Nov. 12 (Bloomberg) -- The pound fell for a fourth day against the dollar before the Bank of England’s latest growth and inflation projections this week amid speculation the report will provide room for further asset purchases to boost growth.
Ten-year gilts advanced for a second day as European finance chiefs meet to discuss a program to maintain Greek solvency. Sterling reached a two-month low against the greenback as investors await the central bank’s quarterly report, due in two days. The Bank of England refrained from adding more stimulus at its most recent policy meeting, minutes from which are due on Nov. 21. Other reports to be released this week include employment and retail sales data.
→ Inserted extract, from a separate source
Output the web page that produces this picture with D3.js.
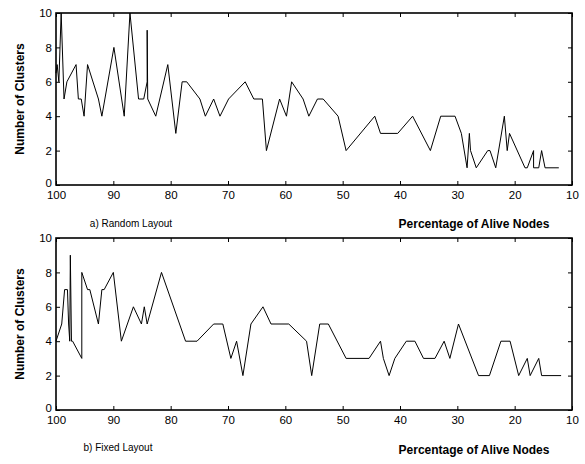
<!DOCTYPE html>
<html>
<head>
<meta charset="utf-8">
<script src="https://cdn.jsdelivr.net/npm/d3@7"></script>
<style>
  body { margin:0; background:#fff; }
  svg { display:block; font-family:"Liberation Sans", Arial, sans-serif; }
</style>
</head>
<body>
<div id="chart"></div>
<script>
// x ticks / y ticks
const xTicks = [100, 90, 80, 70, 60, 50, 40, 30, 20, 10];
const yTicks = [0, 2, 4, 6, 8, 10];

// a) Random Layout
const randomPct = [100, 99.8, 99.5, 99.1, 98.6, 98.1, 96.5, 96.1, 95.6, 95.1, 94.5, 92.6, 92.0, 89.9, 88.1, 87.1, 85.6, 84.7, 84.1, 84.1, 84.0,
  82.6, 80.5, 79.1, 78.0, 77.2, 74.9, 73.95, 72.5, 71.4, 69.9, 67.0, 65.5, 64.0, 63.3, 61.0, 59.8, 58.9, 56.9, 55.9, 54.4, 53.4,
  50.8, 49.4, 44.4, 43.4, 40.4, 37.8, 34.7, 32.9, 30.4, 29.3, 28.3, 27.9, 27.7, 26.7, 24.7, 24.3, 23.3, 21.8, 21.3, 20.9,
  18.2, 17.8, 16.7, 16.7, 15.8, 15.3, 14.7, 12.3];
const randomClusters = [6.5, 7, 6, 10, 5, 6, 7, 5, 5, 4, 7, 5, 4, 8, 4, 10, 5, 5, 6, 9, 5,
  4, 7, 3, 6, 6, 5, 4, 5, 4, 5, 6, 5, 5, 2, 5, 4, 6, 5, 4, 5, 5,
  4, 2, 4, 3, 3, 4, 2, 4, 4, 3, 1, 3, 2, 1, 2, 2, 1, 4, 2, 3,
  1, 1, 2, 1, 1, 2, 1, 1];

// b) Fixed Layout
const fixedPct = [100, 99.0, 98.5, 98.0, 97.8, 97.6, 97.5, 97.3, 97.1, 97.1, 95.5, 95.5, 94.5, 94.1, 92.6, 92.0, 91.6, 90.0, 88.6, 86.5, 85.1, 84.6, 84.1,
  81.6, 77.4, 75.4, 72.5, 70.9, 69.5, 68.5, 67.4, 66.0, 63.9, 62.5, 59.4, 56.3, 55.4, 54.0, 52.5, 49.4, 45.4,
  43.4, 42.9, 41.9, 40.9, 38.9, 37.4, 35.9, 33.9, 32.3, 31.3, 29.8, 26.3, 24.4, 22.4, 20.8, 19.3, 17.8, 17.3, 15.8, 15.3, 11.9];
const fixedClusters = [4, 5, 7, 7, 5, 4, 9, 4, 4, 4, 3, 8, 7, 7, 5, 7, 7, 8, 4, 6, 5, 6, 5,
  8, 4, 4, 5, 5, 3, 4, 2, 5, 6, 5, 5, 4, 2, 5, 5, 3, 3,
  4, 3, 2, 3, 4, 4, 3, 3, 4, 3, 5, 2, 2, 4, 4, 2, 3, 2, 3, 2, 2];

const W = 585, H = 464;
const svg = d3.select('#chart').append('svg').attr('width', W).attr('height', H);

const x = d3.scaleLinear().domain([100, 10]).range([56, 572]);

function panel(top, pct, vals, caption, capX, capY, lblY){
  const bottom = top + 172;
  const y = d3.scaleLinear().domain([0, 10]).range([bottom, top]);
  const g = svg.append('g');

  // data line
  g.append('path')
    .datum(d3.zip(pct, vals))
    .attr('fill','none').attr('stroke','#000').attr('stroke-width',1)
    .attr('d', d3.line().x(d=>x(d[0])).y(d=>y(d[1])));

  // axes, ticks inward
  const ax = [
    d3.axisBottom(x).tickValues(xTicks).tickSizeInner(-4).tickSizeOuter(0).tickPadding(6),
    d3.axisTop(x).tickValues(xTicks).tickSizeInner(-4).tickSizeOuter(0).tickFormat(''),
    d3.axisLeft(y).tickValues(yTicks).tickSizeInner(-4).tickSizeOuter(0).tickPadding(4),
    d3.axisRight(y).tickValues(yTicks).tickSizeInner(-4).tickSizeOuter(0).tickFormat('')
  ];
  const pos = [`translate(0,${bottom})`, `translate(0,${top})`, `translate(56,0)`, `translate(572,0)`];
  ax.forEach((a,i)=>{
    const ag = g.append('g').attr('transform', pos[i]).call(a);
    ag.select('.domain').remove();
    ag.selectAll('line').attr('stroke','#000');
    ag.selectAll('text').attr('fill','#000').style('font-size','11.5px').style('font-family','"Liberation Sans", Arial, sans-serif');
  });
  // lift the "0" label a bit so it sits above "100"
  g.selectAll('text').filter(function(){ return this.textContent === '0'; }).attr('dy','0.1em');

  g.append('rect').attr('x',56).attr('y',top).attr('width',516).attr('height',172)
    .attr('fill','none').attr('stroke','#000').attr('stroke-width',1.6);

  g.append('text').attr('transform',`translate(20,${(top+bottom)/2}) rotate(-90)`)
    .attr('text-anchor','middle').attr('dy','0.35em')
    .style('font-size','12px').style('font-weight','bold').text('Number of Clusters');
  g.append('text').attr('x',474).attr('y',lblY).attr('dy','0.35em')
    .attr('text-anchor','middle')
    .style('font-size','12px').style('font-weight','bold').text('Percentage of Alive Nodes');
  g.append('text').attr('x',capX).attr('y',capY).attr('dy','0.35em')
    .attr('text-anchor','middle')
    .style('font-size','10px').text(caption);
}

panel(13, randomPct, randomClusters, 'a) Random Layout', 131, 223, 224);
panel(238, fixedPct, fixedClusters, 'b) Fixed Layout', 118, 447, 450);
</script>
</body>
</html>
“Sterling is under pressure because data this week is likely to suggest there are challenges ahead for the U.K. economy,” said Ian Stannard, the head of European currency strategy at Morgan Stanley in London. “Also, in the previous report, the Bank of England started to talk about the negative impact of the pound strength in the economy. It’s interesting to watch if it continues to toughen its language on sterling. If it does, sterling could weaken further.”
The pound slid 0.2 percent to 80.11 pence per euro at 5:01 p.m. London time. It dropped 0.2 percent to $1.5869, after touching $1.5865, the weakest level since Sept. 5. Sterling declined 0.2 percent to 126.05 yen. The U.K. currency depreciated the most against the New Zealand dollar, trading 0.6 percent lower at 51.54 pence.
The pound lost 2.2 percent in the past six months, according to Bloomberg Correlation-Weighted Indexes, which track 10 developed-market currencies. The euro fell 2.5 percent and the dollar dropped 0.8 percent.
The 10-year gilt yield slid two basis points, or 0.02 percentage point, to 1.72 percent. The 1.75 percent bond due September 2022 rose 0.17, or 1.70 pounds per 1,000-pound face amount, to 100.31. Two-year yields were little changed at 0.24 percent.
“Despite the Bank of England’s pause, we think another round of quantitative easing can’t be ruled out, especially if the economic outlook deteriorates,” said Nick Stamenkovic, a fixed-income strategist at RIA Capital Markets Ltd. in Edinburgh. “That possibility and the renewed concern about Greece will underpin high-quality government bonds including U.K. gilts.”
Economists predict a report tomorrow will show consumer prices rose 2.4 percent in October from the year before. Retail prices climbed 0.2 percent last month from September, according to another survey.
The yield on 10-year gilts fell to 1.67 percent on Nov. 9, the lowest in two months, as the Bank of England said it will transfer income from bonds it holds under its asset-buying program to the Treasury.
Governor Mervyn King said the move equates to an easing of monetary conditions. The Treasury will use the money to reduce the stock of debt, lowering the amount of gilts held by the private sector and increasing the amount of money in the economy, King said in a letter to Chancellor of the Exchequer George Osborne published on their websites on Nov. 9.
Gilts returned 3.4 percent this year through the end of last week, according to indexes compiled by Bloomberg and the European Federation of Financial Analysts Societies. German bonds gained 4 percent and U.S. Treasuries earned 2.7 percent.
Sterling may extend declines to a 10-week low against the dollar should it drop through its 200-day moving average, Credit Suisse Group AG said, citing trading patterns.
The pound has “broken to a fresh lower low, and is now set to test the 78.6 percent retracement” of its advance from Aug. 28 to Sept. 21, according to technical strategist Cilline Bain in London, referring to Fibonacci analysis.
“We continue to be bearish” on the pound versus the dollar, Bain said. “It continues to trade in a steady downtrend. The market is probably going to have a look at that 200-day moving average in the next 48 hours.” The 200-day moving average was at $1.5851, according to data compiled by Bloomberg.